The lower court judge said that the Republican petitioners “appear to have established a likelihood to succeed on the merits” and ordered the defendants (the state) to stop its work of certifying election results. The state appealed to the high court, which vacated the lower court’s order on Saturday.
There are at least two things to recognize with this case. The first is, several judges said that the Republican petitioners’ argument had weight. In addition to Judge Patricia McCullough, who delivered the initial order to stop certification, Chief Justice Thomas Saylor entertained that notion. “I find that the relevant substantive challenge raised by Appellees presents troublesome questions about the constitutional validity of the new mail-in voting scheme,” he wrote in a dissenting statement, with which Justice Sally Updyke Mundy concurred.
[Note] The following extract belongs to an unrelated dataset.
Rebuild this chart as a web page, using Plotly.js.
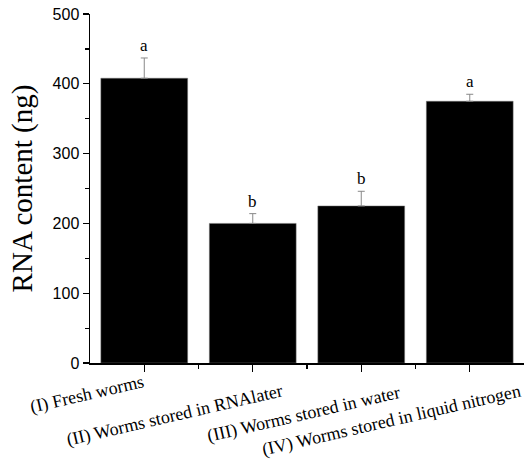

However, Saylor concurred with the court’s opinion vacating McCullough’s order. The second point is that voters relied upon the election law framework provided by Act 77. Saylor wrote, “As the majority relates, there has been too much good-faith reliance, by the electorate, on the no-excuse mail-in voting regime created by Act 77 to warrant judicial consideration of the extreme and untenable remedies proposed by Appellees.”
Even those judges who voice sympathies for originalist and textualist readings (Saylor also dissented from his court’s rewriting of election law to change the mail-in ballot received-by deadline) may be dissuaded from ruling in a post-election scenario the same way that he might in a pre-election scenario. Once millions of voters have exercised their franchise under a particular statutory framework, a strong deference is owed to those voters.
In an interview earlier in November, Republican Attorney General Mark Brnovich of Arizona, a state that was being hit with its own allegations of election rigging, fraud, and the like, told Fox News host Neil Cavuto, “If there is a problem, or you think there is a potential problem, the answer is, you don’t wait until it’s done to file a lawsuit. If you have problems with people on the voter rolls, you know, other issues, you need to address those problems prospectively instead of reactively.”
That seems to be the lesson this year: Fight your election cases before the election takes place, especially if they involve a year-old law. In the Pennsylvania case, it’s not so much that there was nothing to the Republicans’ argument. It’s that it came too late for even the explicitly sympathetic justices to get completely on board.